▶ Information shown
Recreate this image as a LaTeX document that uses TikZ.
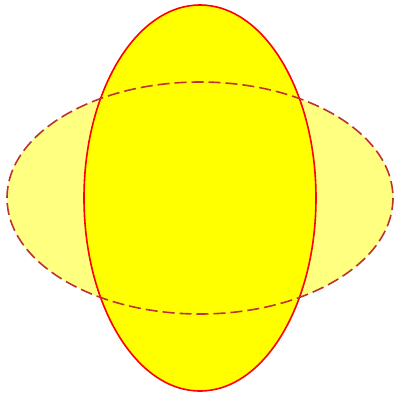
\documentclass[tikz,border=0pt]{standalone}
\definecolor{dashred}{RGB}{190,50,50}
\definecolor{pureyellow}{RGB}{255,255,0}
\definecolor{paleyellow}{RGB}{255,255,128}
\definecolor{purered}{RGB}{255,0,0}
\tikzset{
  wide/.style={fill=paleyellow},
  tall/.style={fill=pureyellow,draw=purered,line width=1.6pt},
  wideedge/.style={draw=dashred,line width=1.6pt,dash pattern=on 12pt off 5pt}
}
\begin{document}
\begin{tikzpicture}[x=1pt,y=-1pt]
\useasboundingbox (0,0) rectangle (400,400);
\coordinate (c) at (200,198);
\path[wide] (c) ellipse [x radius=193, y radius=116];
\path[tall] (c) ellipse [x radius=116, y radius=193];
\path[wideedge] (c) ellipse [x radius=193, y radius=116];
\end{tikzpicture}
\end{document}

▶ Directions
All the lines above are to be reproduced exactly, except the pictures.

▶ Full response
Recreate this image as a LaTeX document that uses TikZ.
\documentclass[tikz,border=0pt]{standalone}
\definecolor{dashred}{RGB}{190,50,50}
\definecolor{pureyellow}{RGB}{255,255,0}
\definecolor{paleyellow}{RGB}{255,255,128}
\definecolor{purered}{RGB}{255,0,0}
\tikzset{
  wide/.style={fill=paleyellow},
  tall/.style={fill=pureyellow,draw=purered,line width=1.6pt},
  wideedge/.style={draw=dashred,line width=1.6pt,dash pattern=on 12pt off 5pt}
}
\begin{document}
\begin{tikzpicture}[x=1pt,y=-1pt]
\useasboundingbox (0,0) rectangle (400,400);
\coordinate (c) at (200,198);
\path[wide] (c) ellipse [x radius=193, y radius=116];
\path[tall] (c) ellipse [x radius=116, y radius=193];
\path[wideedge] (c) ellipse [x radius=193, y radius=116];
\end{tikzpicture}
\end{document}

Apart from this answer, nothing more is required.